The recent three-game suspension of Larsen’s defense partner Mark Fistric keeps a spot in the lineup open for him, but after Fistric is eligible to return on Thursday against the Islanders, there will be eight NHL blueliners on the roster.

“It’s all going to depend, but right now, he’s played very well for us and he deserves a chance to keep going,” said Gulutzan, who coached Larsen last season in Cedar Park. “We’d have eight (defensemen) here, but there’s still decisions to be made when everyone gets healthy. We’ll see how that goes.”

The last two contests, Larsen has been paired with Goligoski, who plays a similarly silky-smooth game and has perhaps elevated his defensive performance, delivering four hits and blocking five shots in those outings.

Before that, Larsen formed some impressive chemistry with the rugged Fistric on the blue line, as the two formed a bit of an ‘odd couple’ on the back end, but they have proven to be very effective.

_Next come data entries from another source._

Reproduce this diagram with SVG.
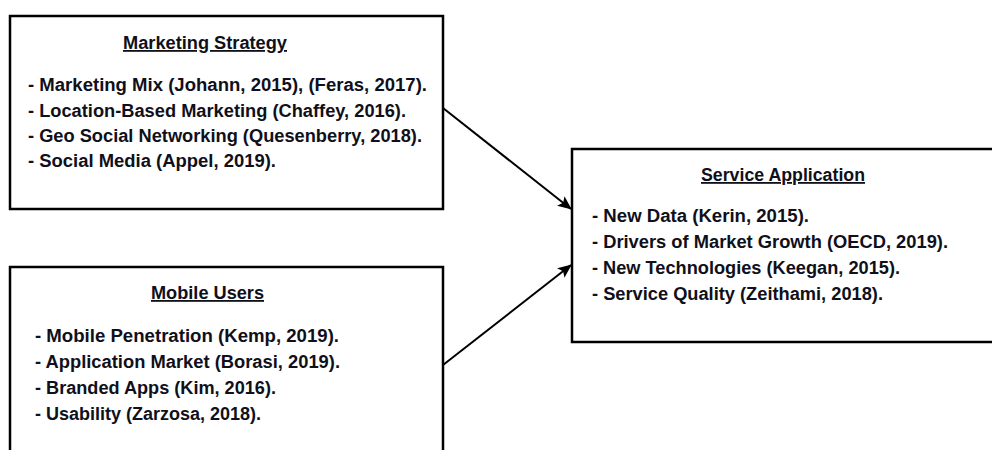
<svg xmlns="http://www.w3.org/2000/svg" width="992" height="450" viewBox="0 0 992 450">
  <defs>
    <style>
      .box { fill: #ffffff; stroke: #000000; stroke-width: 2.5; }
      .txt { font-family: "Liberation Sans", Arial, sans-serif; font-weight: bold; font-size: 18px; fill: #10101a; }
      .title { text-anchor: middle; text-decoration: underline; }
      .conn { stroke: #000000; stroke-width: 2; fill: none; }
    </style>
    <marker id="arrow" markerUnits="userSpaceOnUse" markerWidth="14" markerHeight="12" refX="13" refY="6" orient="auto">
      <path d="M0,0 L14,6 L0,12 L3,6 Z" fill="#000000"/>
    </marker>
  </defs>
  <rect x="0" y="0" width="992" height="450" fill="#ffffff"/>

  <g id="marketing-strategy">
    <rect class="box" x="10" y="16" width="433" height="193"/>
    <text class="txt title" x="205" y="49" textLength="164" lengthAdjust="spacingAndGlyphs">Marketing Strategy</text>
    <text class="txt" x="28" y="91" textLength="399" lengthAdjust="spacingAndGlyphs">- Marketing Mix (Johann, 2015), (Feras, 2017).</text>
    <text class="txt" x="28" y="117" textLength="378" lengthAdjust="spacingAndGlyphs">- Location-Based Marketing (Chaffey, 2016).</text>
    <text class="txt" x="28" y="142" textLength="394" lengthAdjust="spacingAndGlyphs">- Geo Social Networking (Quesenberry, 2018).</text>
    <text class="txt" x="28" y="167" textLength="248" lengthAdjust="spacingAndGlyphs">- Social Media (Appel, 2019).</text>
  </g>

  <g id="mobile-users">
    <rect class="box" x="10" y="267" width="433" height="200"/>
    <text class="txt title" x="207.5" y="299" textLength="113" lengthAdjust="spacingAndGlyphs">Mobile Users</text>
    <text class="txt" x="35" y="342" textLength="304" lengthAdjust="spacingAndGlyphs">- Mobile Penetration (Kemp, 2019).</text>
    <text class="txt" x="35" y="368" textLength="305" lengthAdjust="spacingAndGlyphs">- Application Market (Borasi, 2019).</text>
    <text class="txt" x="35" y="394" textLength="241" lengthAdjust="spacingAndGlyphs">- Branded Apps (Kim, 2016).</text>
    <text class="txt" x="35" y="420" textLength="226" lengthAdjust="spacingAndGlyphs">- Usability (Zarzosa, 2018).</text>
  </g>

  <g id="service-application">
    <rect class="box" x="572" y="149" width="440" height="193"/>
    <text class="txt title" x="783" y="181" textLength="164" lengthAdjust="spacingAndGlyphs">Service Application</text>
    <text class="txt" x="592" y="222" textLength="217" lengthAdjust="spacingAndGlyphs">- New Data (Kerin, 2015).</text>
    <text class="txt" x="592" y="248" textLength="356" lengthAdjust="spacingAndGlyphs">- Drivers of Market Growth (OECD, 2019).</text>
    <text class="txt" x="592" y="274" textLength="308" lengthAdjust="spacingAndGlyphs">- New Technologies (Keegan, 2015).</text>
    <text class="txt" x="592" y="300" textLength="291" lengthAdjust="spacingAndGlyphs">- Service Quality (Zeithami, 2018).</text>
  </g>

  <g id="connectors">
    <line class="conn" x1="443" y1="108" x2="571" y2="209" marker-end="url(#arrow)"/>
    <line class="conn" x1="443" y1="365" x2="571" y2="265" marker-end="url(#arrow)"/>
  </g>
</svg>
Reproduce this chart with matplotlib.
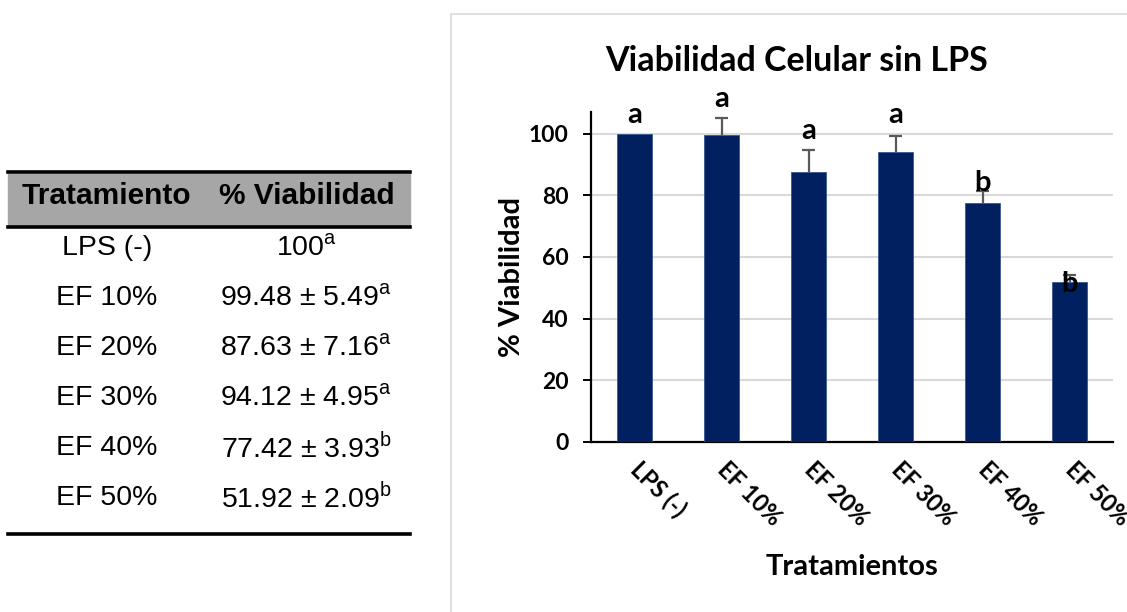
import numpy as np
import matplotlib.pyplot as plt
from matplotlib.lines import Line2D
from matplotlib.patches import Rectangle

# Datos
tratamientos = ["LPS (-)", "EF 10%", "EF 20%", "EF 30%", "EF 40%", "EF 50%"]
viabilidad = [100, 99.48, 87.63, 94.12, 77.42, 51.92]
desviacion = [0, 5.49, 7.16, 4.95, 3.93, 2.09]
letras = ["a", "a", "a", "a", "b", "b"]
textos_tabla = ["100", "99.48 ± 5.49", "87.63 ± 7.16", "94.12 ± 4.95",
                "77.42 ± 3.93", "51.92 ± 2.09"]

plt.rcParams["mathtext.fontset"] = "custom"
plt.rcParams["mathtext.rm"] = "Liberation Sans"

fig = plt.figure(figsize=(11.27, 6.12), dpi=100)
W, H = 1127, 612

def fx(px):
    return px / W

def fy(py):
    return 1 - py / H

# ---- Tabla de la izquierda ----
fig.patches.append(Rectangle((fx(8), fy(226)), fx(402), 52 / H,
                             transform=fig.transFigure, color="#a6a6a6", zorder=0))
for y in [172, 227, 534]:
    fig.add_artist(Line2D([fx(8), fx(410)], [fy(y), fy(y)], color="black", lw=2.6))

fuente_tabla = "Liberation Sans"
fig.text(fx(106), fy(196), "Tratamiento", ha="center", va="center",
         fontsize=21.5, fontweight="bold", family=fuente_tabla)
fig.text(fx(307), fy(196), "% Viabilidad", ha="center", va="center",
         fontsize=21.5, fontweight="bold", family=fuente_tabla)
for i, (t, v, l) in enumerate(zip(tratamientos, textos_tabla, letras)):
    y = 248 + i * 50
    fig.text(fx(107), fy(y), t, ha="center", va="center",
             fontsize=20.5, family=fuente_tabla)
    fig.text(fx(306), fy(y), v + r"$^{\mathrm{" + l + "}}$", ha="center", va="center",
             fontsize=20.5, family=fuente_tabla)

# ---- Marco del gráfico ----
fig.patches.append(Rectangle((fx(451), -0.01), 1, fy(14) + 0.01,
                             transform=fig.transFigure, fill=False,
                             edgecolor="#d9d9d9", lw=1.2, zorder=0))

# ---- Gráfico de barras ----
fuente = "Lato"
ax = fig.add_axes([fx(591), fy(442), fx(1113 - 591), 330 / H])
x = np.arange(len(tratamientos))
ax.bar(x, viabilidad, width=0.4, color="#002060", edgecolor="#3a5592",
       linewidth=0.6, zorder=3)

# barras de error solo hacia arriba
for xi, v, d in zip(x, viabilidad, desviacion):
    if d > 0:
        ax.vlines(xi, v, v + d, color="#595959", lw=1.6, zorder=4)
        ax.hlines(v + d, xi - 0.07, xi + 0.07, color="#595959", lw=1.6, zorder=4)

desplazamiento = [3.5, 3.5, 3.3, 4.5, 0, -5.5]
for xi, v, d, l, off in zip(x, viabilidad, desviacion, letras, desplazamiento):
    ax.text(xi, v + d + off, l, ha="center", va="baseline", fontsize=21,
            fontweight="bold", family=fuente, zorder=5)

ax.set_xlim(-0.5, len(x) - 0.5)
ax.set_ylim(0, 107)
ax.set_yticks(range(0, 101, 20))
ax.yaxis.grid(True, color="#d9d9d9", lw=1.5, zorder=0)
ax.set_axisbelow(True)
for s in ["top", "right"]:
    ax.spines[s].set_visible(False)
ax.spines["left"].set_linewidth(1.6)
ax.spines["bottom"].set_linewidth(1.6)
ax.tick_params(axis="y", length=6, width=1.4, labelsize=16.5, pad=10)
ax.tick_params(axis="x", length=0, pad=17)
ax.set_xticks(x)
ax.set_xticklabels(tratamientos, rotation=-45, ha="left", va="center",
                   rotation_mode="anchor", fontsize=17, fontweight="bold",
                   family=fuente)
for lab in ax.get_yticklabels():
    lab.set_fontweight("bold")
    lab.set_family(fuente)

fig.text(fx(797), fy(71), "Viabilidad Celular sin LPS", ha="center", va="baseline",
         fontsize=24.5, fontweight="bold", family=fuente)
ax.set_ylabel("% Viabilidad", fontsize=21, fontweight="bold", family=fuente,
              labelpad=3)
ax.set_xlabel("Tratamientos", fontsize=21, fontweight="bold", family=fuente,
              labelpad=17)

fig.savefig("out.png", dpi=100)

Fisty’s been helping me and we’ve been playing really well together,” said Larsen, who was the Stars’ fifth-round selection (149th overall) in the 2008 NHL Entry Draft. “He’s a big guy and takes away a lot of room down low in the defensive zone, he’s trying to make it easier for me, I think. We talk good on the ice. He’s really big so he can hit some bodies out there, and you need that sometimes.”

“I think we complement each other quite well, kind of ‘opposites attract’ maybe,” acknowledged the 6-foot-2, 233-pound Fistric, a bruising hitter. “I think in our game, we complement each other really well. He’s a good, puck-moving, playmaking guy, and I’m kind of a steady Eddie, make a good first pass and play well defensively.”

Larsen must be picking up some pointers from his old partner, because in the past two games without him, he’s delivered five hits.

Overall, it’s pretty clear that Larsen has made a lasting impression since he re-joined the club. One has a hard time imagining that the Stars might return him to the AHL shortly.

“He’s a great player. He brings energy every night, he plays his best every night, so it’s really nice to see him doing real well,” added Vincour. “He and I are really tight on and off the ice. Everything he does is right, everyone on the team has got a lot of children, so we’re the same, me and Larsen, because we’re still really young. I think he’s on the right track to becoming a great NHL defenseman.”